2005 Salt Lake City Annual Meeting (October 16–19, 2005)

Paper No. 1
Presentation Time: 8:00 AM-12:00 PM


JOHNSON, Sara, Department of Geology, Beloit College, Beloit, WI 53511, GLASS, Alexander, Department of Geology, Univ of Illinois, Urbana, IL 61801-2919 and BARTELS, Christoph, Deutsches Bergbau-Museum, Am Bergbaumuseum 28, Bochum, 44791, Germany, sara_johnson05@hotmail.com

The Hunsrück Slate is known for the exceptional preservation of pyritized invertebrates and vertebrates. Aside from fully articulated skeletons, pyritized soft-tissue has also been reported. Among the echinoderms, soft-tissue has been described in holothurians, crinoids, and stelleroids. However, the validity of these reports has been challenged, with some arguing that they are misinterpretations of conventional skeletal structures or artifacts. Nevertheless, unequivocal preservation of tube feet was recently documented in several specimens of the protasterid ophiuroid Bundenbachia beneckei.

Traditionally, authors have pointed to the skin-like membranes preserved in Hunsrück ophiuroids (e.g. Loriolaster, Cheiropteraster) as examples of soft-tissue preservation. Alternatively, Otto (1994) proposed that these structures are the product of the fusion and overgrowth of tightly packed skeletal sclerites that pyritized only after dermal tissues decayed.

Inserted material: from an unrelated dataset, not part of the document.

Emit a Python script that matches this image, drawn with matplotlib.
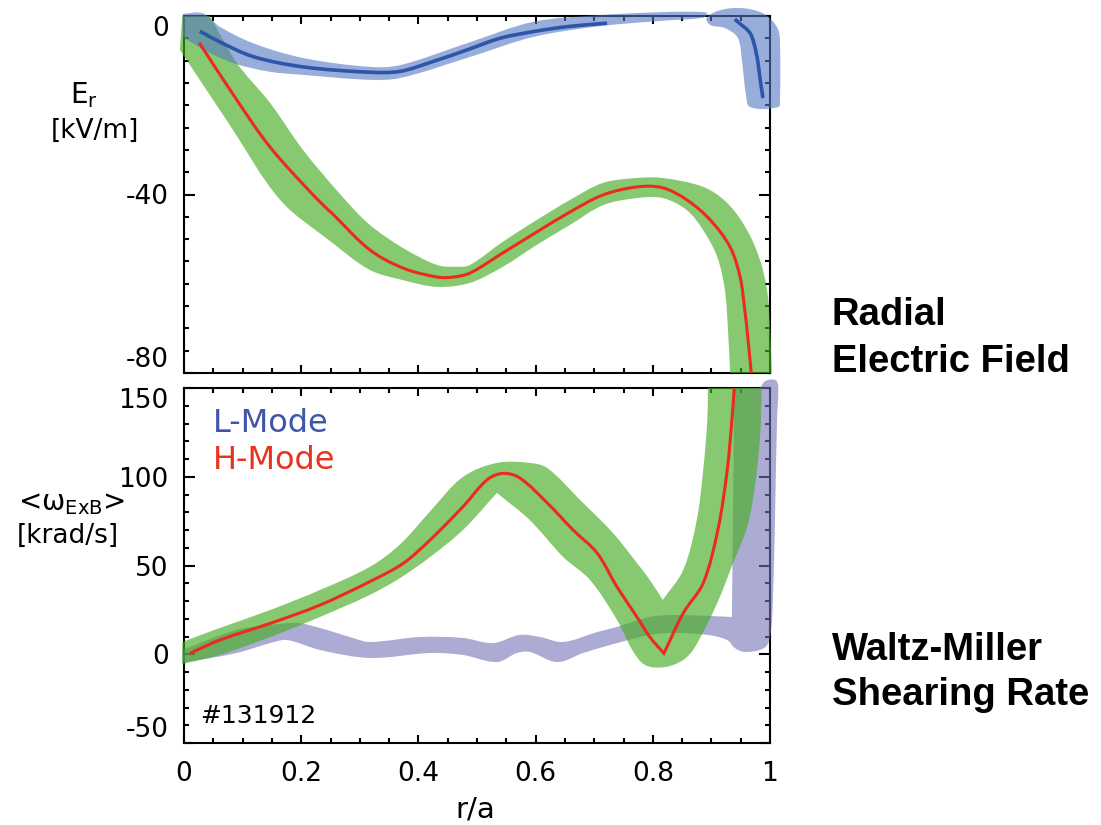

To characterize the pyrite textures of the skin-like membranes, two specimens of Loriolaster were studied using Scanning Electron Microscopy. The dermal sclerites of Loriolaster are between 10 and 100 µm in diameter and interstitial spaces between 10 and 200 µm. Sclerites are covered in subhedral to euhedral pyrite crystals. Elemental analysis detected both original high-magnesium calcite as well as quartz. The latter forms an amorphous mass between the pyrite crystals. In contrast, the interstitial spaces between sclerites are almost exclusively filled with tightly packed pyrite framboids between 10 and 15 µm in diameter. Occasional (<1%) subhedral pyrite crystals float within this groundmass. Original histological structures are not preserved.

Pyrite framboids can be formed through biogenic and inorganic processes. However, they are associated with soft-tissue preservation and are known to form relatively early in the decay process. In contrast, late stage pyrite, as infill or overgrowths, is typically in the form of crystal aggregates. Our preliminary results suggest that pyritization of the interstitial spaces likely occurred during initial decay when dermal tissue was still present. Hence, origin of the skin-like membranes remains indeterminate but could represent a pyritic cast or permineralization of the original tissue.